News & Analysis

Emerging Europe’s long summer of protest extends to Bulgaria

September 16 saw several hundred Bulgarians protest in front of the country’s parliament in central Sofia, demanding changes in the political system and for the current government of Prime Minister Boyko Borissov to resign. The protest was organised by emigrant Bulgarians on Facebook under the title: Resignation, conviction and a change of the system.

The protesters are unhappy with what they call “the genocide of Bulgarians” being conducted by Mr Borissov and all previous ruling “mafias.” It appears that the protests were inspired by mass demonstrations of Romanian emigres in Bucharest during August.

One of the leading organisers of the protests is Emil Rusanov, editor-in-chief of Budilnik – a leading Bulgarian newspaper in the UK. Mr Rusanov called for the “direct election of all those participating in state administration” and for the ability to “remove them from office as easily as you can put them there.” Protesters claimed that they do not want the dissolution of parliament, rather that government ministers be directly elected by the people.

Mr Rusanov is a relatively popular figure amongst Bulgarians in London. Aside from his work at Budilnik, he is the owner of a Bulgarian bar in London and his proposals have been radical in nature: he is a proponent of banning all political parties in the country and calls for decisions to be made by referendums. He wants MPs to be elected by the principle of majority voting and that the positions of general prosecutor, the entire government cabinet, president, mayors and police chiefs to be elected directly by the citizenry. In 2014, Mr Rusanov ran for election to the European Parliament as a member of the European Party, representing London, and, as an EU citizen residing in the UK, has been a vehement opponent of Brexit.

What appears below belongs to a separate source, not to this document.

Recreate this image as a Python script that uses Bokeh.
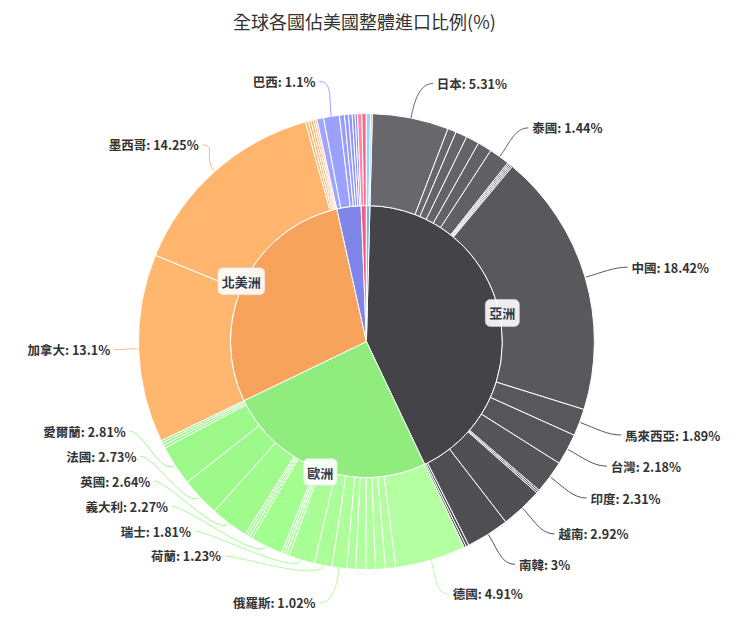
import math
from bokeh.plotting import figure
from bokeh.models import Range1d, ColumnDataSource
from bokeh.core.properties import value
from bokeh.embed import file_html
from bokeh.resources import INLINE

title = "全球各國佔美國整體進口比例(%)"

regions = ["亞洲", "歐洲", "北美洲", "南美洲", "非洲", "大洋洲"]
region_colors = ["#434348", "#90ed7d", "#f7a35c", "#8085e9", "#f15c80", "#7cb5ec"]

asia_names = ["日本", "以色列", "印尼", "菲律賓", "新加坡", "泰國",
              "柬埔寨", "香港", "孟加拉", "沙烏地阿拉伯",
              "中國", "馬來西亞", "台灣", "印度", "斯里蘭卡", "巴基斯坦",
              "越南", "南韓", "卡達", "阿聯"]
asia_values = [5.31, 0.6, 0.8, 0.92, 0.98, 1.44,
               0.1, 0.1, 0.1, 0.1,
               18.42, 1.89, 2.18, 2.31, 0.12, 0.12,
               2.92, 3.0, 0.2, 0.15]

europe_names = ["德國", "西班牙", "瑞典", "奧地利", "比利時", "丹麥",
                "俄羅斯", "荷蘭", "瑞士", "挪威", "波蘭", "芬蘭",
                "義大利", "匈牙利", "捷克", "葡萄牙",
                "英國", "法國", "愛爾蘭", "希臘", "羅馬尼亞", "斯洛伐克"]
europe_values = [4.91, 0.72, 0.68, 0.66, 0.7, 0.62,
                 1.02, 1.23, 1.81, 0.2, 0.18, 0.17,
                 2.27, 0.2, 0.18, 0.17,
                 2.64, 2.73, 2.81, 0.2, 0.18, 0.17]

namerica_names = ["加拿大", "墨西哥", "哥斯大黎加", "多明尼加", "瓜地馬拉", "宏都拉斯", "薩爾瓦多"]
namerica_values = [13.1, 14.25, 0.2, 0.18, 0.16, 0.14, 0.12]

samerica_names = ["哥倫比亞", "巴西", "智利", "秘魯", "阿根廷", "厄瓜多", "千里達"]
samerica_values = [0.47, 1.1, 0.35, 0.28, 0.25, 0.2, 0.17]

africa_names = ["南非", "奈及利亞"]
africa_values = [0.3, 0.3]

oceania_names = ["澳洲", "紐西蘭"]
oceania_values = [0.3, 0.12]

children_names = [asia_names, europe_names, namerica_names,
                  samerica_names, africa_names, oceania_names]
children_values = [asia_values, europe_values, namerica_values,
                   samerica_values, africa_values, oceania_values]

# layout in reference pixels (740 x 628, y down), squeezed into the figure
W, H = 724, 612
cx, cy = 370, 346
r_in, r_out = 139, 233
r_lab = 270
start_offset = math.radians(1.5)
light_start = [36, 36, 20, 32, 40, 30]
light_end = 8
font = value("Noto Sans CJK TC")


def sy(y):
    return 624 - y


def brighten(hexcol, d):
    c = [int(hexcol[i:i + 2], 16) for i in (1, 3, 5)]
    c = [max(0, min(255, int(round(v + d)))) for v in c]
    return "#%02x%02x%02x" % tuple(c)


def pt(r, th):
    return cx + r * math.sin(th), sy(cy - r * math.cos(th))


p = figure(width=W, height=H, output_backend="svg", toolbar_location=None,
           x_range=Range1d(-4, 736), y_range=Range1d(0, 628),
           min_border=0)
p.axis.visible = False
p.grid.visible = False
p.outline_line_color = None

total = sum(sum(v) for v in children_values)
scale = 2 * math.pi / total

inner = dict(start=[], end=[], color=[])
outer = dict(start=[], end=[], color=[])
labels = []
region_labels = []

th = start_offset
for gi, (names, vals) in enumerate(zip(children_names, children_values)):
    g0 = th
    n = len(vals)
    for i, (nm, v) in enumerate(zip(names, vals)):
        t0, t1 = th, th + v * scale
        d = light_start[gi] - (light_start[gi] - light_end) * (i / max(n - 1, 1))
        col = brighten(region_colors[gi], d)
        outer["start"].append(math.pi / 2 - t1)
        outer["end"].append(math.pi / 2 - t0)
        outer["color"].append(col)
        if v >= 1.0:
            labels.append((f"{nm}: {v:g}%", (t0 + t1) / 2, col))
        th = t1
    inner["start"].append(math.pi / 2 - th)
    inner["end"].append(math.pi / 2 - g0)
    inner["color"].append(region_colors[gi])
    if (th - g0) / (2 * math.pi) > 0.1:
        region_labels.append((regions[gi], (g0 + th) / 2))

p.wedge(x=cx, y=sy(cy), radius=r_in, start_angle="start", end_angle="end",
        color="color", line_color="white", line_width=1,
        source=ColumnDataSource(inner))
p.annular_wedge(x=cx, y=sy(cy), inner_radius=r_in, outer_radius=r_out,
                start_angle="start", end_angle="end", fill_color="color",
                line_color="white", line_width=1, source=ColumnDataSource(outer))

# outer labels: one column per side, crowded ones pushed upwards
sides = {"right": [], "left": []}
for txt, mid, col in labels:
    side = "right" if mid < math.pi else "left"
    sides[side].append([txt, mid, col, cy - r_lab * math.cos(mid)])

max_y = {"right": 610, "left": 566}
spacing = 25.6
conn = dict(x0=[], y0=[], x1=[], y1=[], cx0=[], cy0=[], cx1=[], cy1=[], color=[])
for side, items in sides.items():
    items.sort(key=lambda it: -it[3])
    prev = None
    placed = []
    for txt, mid, col, yd in items:
        if side == "left" and abs(mid - math.pi) < math.radians(10):
            y = yd
        else:
            y = min(yd, max_y[side]) if prev is None else min(yd, prev - spacing)
            prev = y
        dx = max(math.sqrt(max(r_lab ** 2 - (y - cy) ** 2, 0)), 60)
        if side == "right":
            x = cx + dx + 12
            ex, c2x = x - 4, x - 18
        else:
            x = cx - dx + 8
            ex, c2x = x + 4, x + 18
        placed.append((x, sy(y), txt))
        x0, y0 = pt(r_out + 1, mid)
        c1x, c1y = pt(r_out + 18, mid)
        conn["x0"].append(x0)
        conn["y0"].append(y0)
        conn["cx0"].append(c1x)
        conn["cy0"].append(c1y)
        conn["cx1"].append(c2x)
        conn["cy1"].append(sy(y))
        conn["x1"].append(ex)
        conn["y1"].append(sy(y))
        conn["color"].append(col)
    p.text(x=[q[0] for q in placed], y=[q[1] for q in placed],
           text=[q[2] for q in placed], text_align="left" if side == "right" else "right",
           text_baseline="middle", text_font=font, text_font_size="12.5px",
           text_font_style="bold", text_color="#333333")

p.bezier(x0="x0", y0="y0", x1="x1", y1="y1", cx0="cx0", cy0="cy0",
         cx1="cx1", cy1="cy1", line_color="color", line_width=1,
         source=ColumnDataSource(conn))

# region labels on the inner ring edge
rx, ry, rt = [], [], []
for nm, mid in region_labels:
    x, y = pt(r_in + 3, mid)
    rx.append(x)
    ry.append(y)
    rt.append(nm)
p.text(x=rx, y=ry, text=rt, text_align="center", text_baseline="middle",
       text_font=font, text_font_size="13px", text_font_style="bold",
       text_color="#2f3b4a", background_fill_color="white",
       background_fill_alpha=0.9, border_line_color="#d8d8d8",
       border_line_alpha=0.6, border_radius=5, padding=4)

p.text(x=[368], y=[sy(17)], text=[title], text_align="center",
       text_baseline="middle", text_font=font, text_font_size="18px",
       text_color="#333333")

open("out.html", "w").write(file_html(p, INLINE))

There was speculation that popular showman Slavi Trifonov was behind the protests, as many of the demands of the protesters coincided with those of Mr Trifonov’s national referendum, which was conducted alongside the presidential elections of 2016. At that referendum, Bulgarian citizens were asked whether they supported limiting public funding of political parties to one lev per year per valid vote received at the previous elections, the introduction of compulsory voting in elections and referendums, and changing the electoral system for the parliament to the two-round system. Turnout for the referendum was just below the 51 per cent threshold required for it to be valid.

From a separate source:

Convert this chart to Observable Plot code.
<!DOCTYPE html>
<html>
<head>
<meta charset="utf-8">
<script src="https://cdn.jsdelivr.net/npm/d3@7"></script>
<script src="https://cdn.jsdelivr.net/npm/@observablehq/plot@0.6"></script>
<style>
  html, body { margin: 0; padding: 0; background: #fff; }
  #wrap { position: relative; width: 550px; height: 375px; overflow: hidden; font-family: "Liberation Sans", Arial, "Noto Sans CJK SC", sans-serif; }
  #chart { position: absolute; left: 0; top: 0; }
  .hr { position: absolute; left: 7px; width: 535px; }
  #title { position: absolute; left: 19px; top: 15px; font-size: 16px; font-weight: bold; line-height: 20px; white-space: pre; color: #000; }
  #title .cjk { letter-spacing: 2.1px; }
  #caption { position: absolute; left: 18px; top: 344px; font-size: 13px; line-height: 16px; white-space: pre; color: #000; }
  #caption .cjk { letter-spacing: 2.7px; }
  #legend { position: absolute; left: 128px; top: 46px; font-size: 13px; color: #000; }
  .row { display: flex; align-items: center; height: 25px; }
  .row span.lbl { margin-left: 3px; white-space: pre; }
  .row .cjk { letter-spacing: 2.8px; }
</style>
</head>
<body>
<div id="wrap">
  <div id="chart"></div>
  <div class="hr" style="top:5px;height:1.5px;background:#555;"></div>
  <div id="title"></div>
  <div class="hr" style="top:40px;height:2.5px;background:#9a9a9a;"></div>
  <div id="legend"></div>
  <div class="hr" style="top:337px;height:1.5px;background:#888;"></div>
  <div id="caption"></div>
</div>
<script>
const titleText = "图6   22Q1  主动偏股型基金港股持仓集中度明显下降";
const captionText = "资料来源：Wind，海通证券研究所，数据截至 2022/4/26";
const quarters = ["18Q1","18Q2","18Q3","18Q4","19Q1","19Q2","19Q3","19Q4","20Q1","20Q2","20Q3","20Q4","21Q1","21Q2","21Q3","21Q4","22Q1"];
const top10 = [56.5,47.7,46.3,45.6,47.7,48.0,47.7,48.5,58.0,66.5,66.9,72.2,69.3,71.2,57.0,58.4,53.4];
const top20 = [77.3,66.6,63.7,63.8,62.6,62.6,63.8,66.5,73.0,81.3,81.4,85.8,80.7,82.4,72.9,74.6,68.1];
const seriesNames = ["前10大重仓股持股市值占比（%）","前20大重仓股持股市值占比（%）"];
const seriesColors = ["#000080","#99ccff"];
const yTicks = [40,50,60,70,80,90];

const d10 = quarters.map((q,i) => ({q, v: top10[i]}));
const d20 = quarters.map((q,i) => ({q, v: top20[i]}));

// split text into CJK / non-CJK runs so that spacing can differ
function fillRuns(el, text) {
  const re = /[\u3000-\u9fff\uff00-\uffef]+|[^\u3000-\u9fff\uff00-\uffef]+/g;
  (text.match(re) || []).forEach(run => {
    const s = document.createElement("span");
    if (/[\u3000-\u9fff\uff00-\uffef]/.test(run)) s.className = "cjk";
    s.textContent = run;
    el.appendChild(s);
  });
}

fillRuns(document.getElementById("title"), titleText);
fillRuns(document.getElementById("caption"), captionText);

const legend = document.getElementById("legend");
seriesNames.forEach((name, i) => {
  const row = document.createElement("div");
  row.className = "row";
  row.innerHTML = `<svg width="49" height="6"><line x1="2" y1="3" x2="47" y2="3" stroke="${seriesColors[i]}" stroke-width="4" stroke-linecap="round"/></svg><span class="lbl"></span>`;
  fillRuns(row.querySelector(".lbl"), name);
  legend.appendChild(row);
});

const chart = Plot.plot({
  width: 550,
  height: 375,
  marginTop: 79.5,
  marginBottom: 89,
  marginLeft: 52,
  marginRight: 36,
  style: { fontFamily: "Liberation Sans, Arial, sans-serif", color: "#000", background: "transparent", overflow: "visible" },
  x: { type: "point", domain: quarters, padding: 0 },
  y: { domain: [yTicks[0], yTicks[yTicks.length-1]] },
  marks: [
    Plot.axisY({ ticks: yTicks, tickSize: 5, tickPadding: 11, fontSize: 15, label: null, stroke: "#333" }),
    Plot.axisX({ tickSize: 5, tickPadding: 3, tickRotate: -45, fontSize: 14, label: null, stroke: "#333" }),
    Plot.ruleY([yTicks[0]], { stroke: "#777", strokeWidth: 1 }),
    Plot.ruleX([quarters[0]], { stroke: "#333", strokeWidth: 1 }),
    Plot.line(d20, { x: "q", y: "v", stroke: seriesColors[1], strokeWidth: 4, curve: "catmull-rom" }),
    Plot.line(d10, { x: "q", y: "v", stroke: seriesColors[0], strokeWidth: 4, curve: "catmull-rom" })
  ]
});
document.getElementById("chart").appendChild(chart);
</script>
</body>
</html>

Protests have also been conducted outside Bulgarian embassies abroad, and the protestors in Sofia promised that every day at noon there will be protests until the government’s resignation. Additionally, they have called on their compatriots to each bring three people in order “to block the whole of Bulgaria.” During the protest, the emigrants raised numerous wide-ranging issues that have caused many to leave Bulgaria: corruption in granting state concessions and public procurement, large government expenses, the lack of funds in health care, education and high household bills.

Amongst the protesters were some who sought to break through a police security cordon and reach the parliament building, but the organisers urged them not to cause tension and keep the protests as peaceful as possible.